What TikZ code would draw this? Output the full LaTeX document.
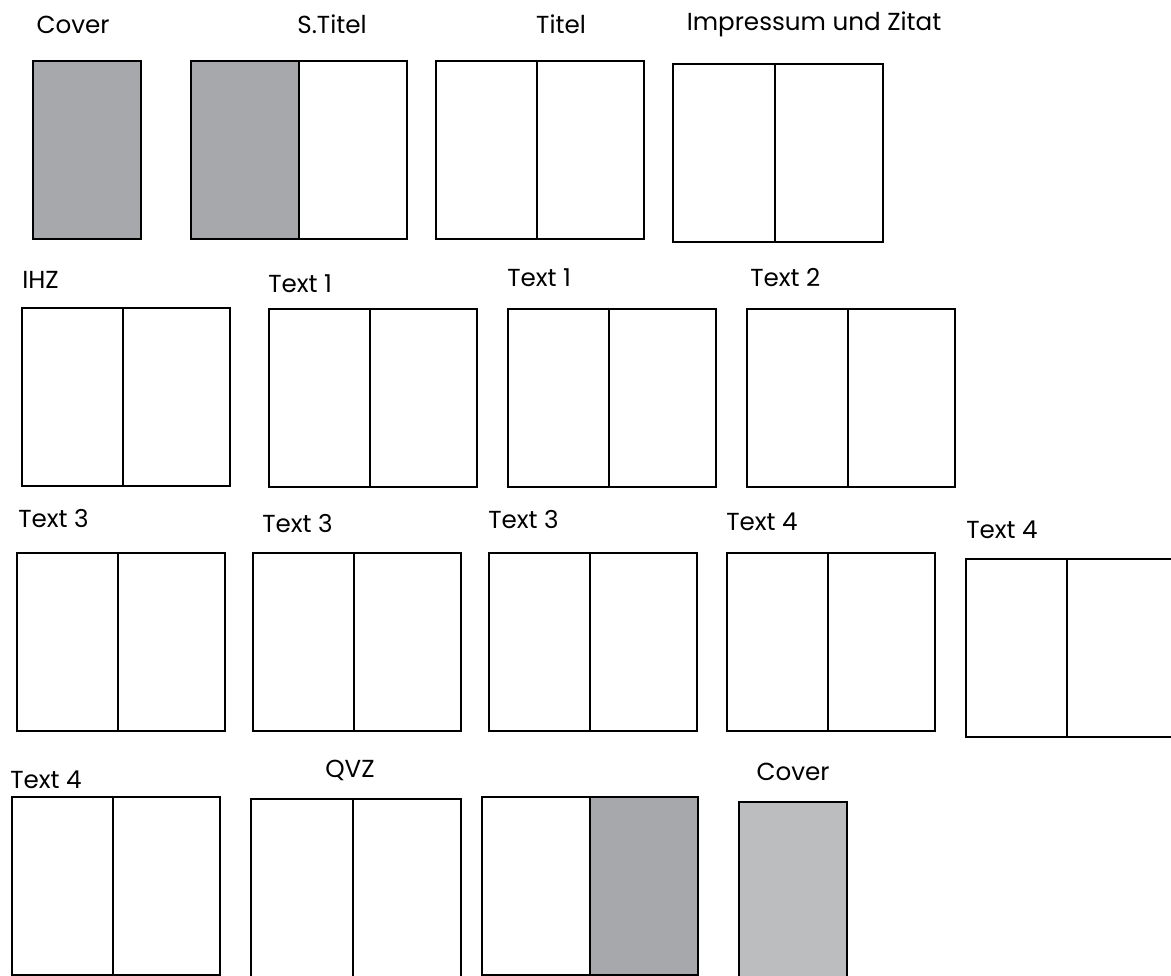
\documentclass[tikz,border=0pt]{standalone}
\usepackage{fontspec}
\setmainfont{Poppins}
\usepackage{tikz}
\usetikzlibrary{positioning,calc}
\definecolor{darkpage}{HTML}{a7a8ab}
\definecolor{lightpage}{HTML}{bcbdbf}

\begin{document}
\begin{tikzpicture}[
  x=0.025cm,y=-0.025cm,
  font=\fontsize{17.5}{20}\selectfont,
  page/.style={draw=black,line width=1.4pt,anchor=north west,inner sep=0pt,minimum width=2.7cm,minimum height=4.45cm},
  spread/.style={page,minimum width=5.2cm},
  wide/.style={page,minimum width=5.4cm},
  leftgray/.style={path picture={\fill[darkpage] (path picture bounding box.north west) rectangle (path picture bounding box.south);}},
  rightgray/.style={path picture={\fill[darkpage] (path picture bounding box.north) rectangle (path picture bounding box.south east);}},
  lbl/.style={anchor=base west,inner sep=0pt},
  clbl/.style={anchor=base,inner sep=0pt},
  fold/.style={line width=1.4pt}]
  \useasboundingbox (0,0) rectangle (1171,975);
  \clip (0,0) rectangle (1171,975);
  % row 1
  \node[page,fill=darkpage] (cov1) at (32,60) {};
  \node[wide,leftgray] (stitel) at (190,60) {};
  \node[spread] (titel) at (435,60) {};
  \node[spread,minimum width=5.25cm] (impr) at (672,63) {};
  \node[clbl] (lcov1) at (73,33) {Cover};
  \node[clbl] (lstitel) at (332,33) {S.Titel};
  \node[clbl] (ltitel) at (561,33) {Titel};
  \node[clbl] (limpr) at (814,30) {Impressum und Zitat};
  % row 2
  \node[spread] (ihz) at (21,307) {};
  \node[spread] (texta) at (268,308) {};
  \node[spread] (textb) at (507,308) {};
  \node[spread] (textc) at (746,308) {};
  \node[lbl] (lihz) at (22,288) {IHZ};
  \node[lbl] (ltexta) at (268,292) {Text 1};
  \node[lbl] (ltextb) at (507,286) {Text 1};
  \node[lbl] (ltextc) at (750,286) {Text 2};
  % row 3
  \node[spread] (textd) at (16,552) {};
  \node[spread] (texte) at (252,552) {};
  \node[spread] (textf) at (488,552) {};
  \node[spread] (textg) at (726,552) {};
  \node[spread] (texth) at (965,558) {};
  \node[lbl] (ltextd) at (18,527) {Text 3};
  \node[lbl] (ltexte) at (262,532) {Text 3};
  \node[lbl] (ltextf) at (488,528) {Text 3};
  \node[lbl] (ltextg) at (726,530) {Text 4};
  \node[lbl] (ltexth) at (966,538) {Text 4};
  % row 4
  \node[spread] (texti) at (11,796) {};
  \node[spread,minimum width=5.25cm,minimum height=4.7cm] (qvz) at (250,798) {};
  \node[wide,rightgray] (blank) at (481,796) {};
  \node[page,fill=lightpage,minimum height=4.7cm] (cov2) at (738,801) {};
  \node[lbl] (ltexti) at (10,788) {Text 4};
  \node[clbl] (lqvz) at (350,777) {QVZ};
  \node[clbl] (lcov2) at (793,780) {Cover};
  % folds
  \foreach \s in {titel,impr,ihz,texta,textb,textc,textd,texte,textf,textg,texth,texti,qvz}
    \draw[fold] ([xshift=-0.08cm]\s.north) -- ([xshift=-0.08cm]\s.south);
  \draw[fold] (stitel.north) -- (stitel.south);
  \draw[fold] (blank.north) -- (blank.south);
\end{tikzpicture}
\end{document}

◆ ◆ ◆ ◆ ◆ ◆ ◆

Repeat the material above word for word, please, apart from its images.

What TikZ code would draw this? Output the full LaTeX document.
\documentclass[tikz,border=0pt]{standalone}
\usepackage{fontspec}
\setmainfont{Poppins}
\usepackage{tikz}
\usetikzlibrary{positioning,calc}
\definecolor{darkpage}{HTML}{a7a8ab}
\definecolor{lightpage}{HTML}{bcbdbf}

\begin{document}
\begin{tikzpicture}[
  x=0.025cm,y=-0.025cm,
  font=\fontsize{17.5}{20}\selectfont,
  page/.style={draw=black,line width=1.4pt,anchor=north west,inner sep=0pt,minimum width=2.7cm,minimum height=4.45cm},
  spread/.style={page,minimum width=5.2cm},
  wide/.style={page,minimum width=5.4cm},
  leftgray/.style={path picture={\fill[darkpage] (path picture bounding box.north west) rectangle (path picture bounding box.south);}},
  rightgray/.style={path picture={\fill[darkpage] (path picture bounding box.north) rectangle (path picture bounding box.south east);}},
  lbl/.style={anchor=base west,inner sep=0pt},
  clbl/.style={anchor=base,inner sep=0pt},
  fold/.style={line width=1.4pt}]
  \useasboundingbox (0,0) rectangle (1171,975);
  \clip (0,0) rectangle (1171,975);
  % row 1
  \node[page,fill=darkpage] (cov1) at (32,60) {};
  \node[wide,leftgray] (stitel) at (190,60) {};
  \node[spread] (titel) at (435,60) {};
  \node[spread,minimum width=5.25cm] (impr) at (672,63) {};
  \node[clbl] (lcov1) at (73,33) {Cover};
  \node[clbl] (lstitel) at (332,33) {S.Titel};
  \node[clbl] (ltitel) at (561,33) {Titel};
  \node[clbl] (limpr) at (814,30) {Impressum und Zitat};
  % row 2
  \node[spread] (ihz) at (21,307) {};
  \node[spread] (texta) at (268,308) {};
  \node[spread] (textb) at (507,308) {};
  \node[spread] (textc) at (746,308) {};
  \node[lbl] (lihz) at (22,288) {IHZ};
  \node[lbl] (ltexta) at (268,292) {Text 1};
  \node[lbl] (ltextb) at (507,286) {Text 1};
  \node[lbl] (ltextc) at (750,286) {Text 2};
  % row 3
  \node[spread] (textd) at (16,552) {};
  \node[spread] (texte) at (252,552) {};
  \node[spread] (textf) at (488,552) {};
  \node[spread] (textg) at (726,552) {};
  \node[spread] (texth) at (965,558) {};
  \node[lbl] (ltextd) at (18,527) {Text 3};
  \node[lbl] (ltexte) at (262,532) {Text 3};
  \node[lbl] (ltextf) at (488,528) {Text 3};
  \node[lbl] (ltextg) at (726,530) {Text 4};
  \node[lbl] (ltexth) at (966,538) {Text 4};
  % row 4
  \node[spread] (texti) at (11,796) {};
  \node[spread,minimum width=5.25cm,minimum height=4.7cm] (qvz) at (250,798) {};
  \node[wide,rightgray] (blank) at (481,796) {};
  \node[page,fill=lightpage,minimum height=4.7cm] (cov2) at (738,801) {};
  \node[lbl] (ltexti) at (10,788) {Text 4};
  \node[clbl] (lqvz) at (350,777) {QVZ};
  \node[clbl] (lcov2) at (793,780) {Cover};
  % folds
  \foreach \s in {titel,impr,ihz,texta,textb,textc,textd,texte,textf,textg,texth,texti,qvz}
    \draw[fold] ([xshift=-0.08cm]\s.north) -- ([xshift=-0.08cm]\s.south);
  \draw[fold] (stitel.north) -- (stitel.south);
  \draw[fold] (blank.north) -- (blank.south);
\end{tikzpicture}
\end{document}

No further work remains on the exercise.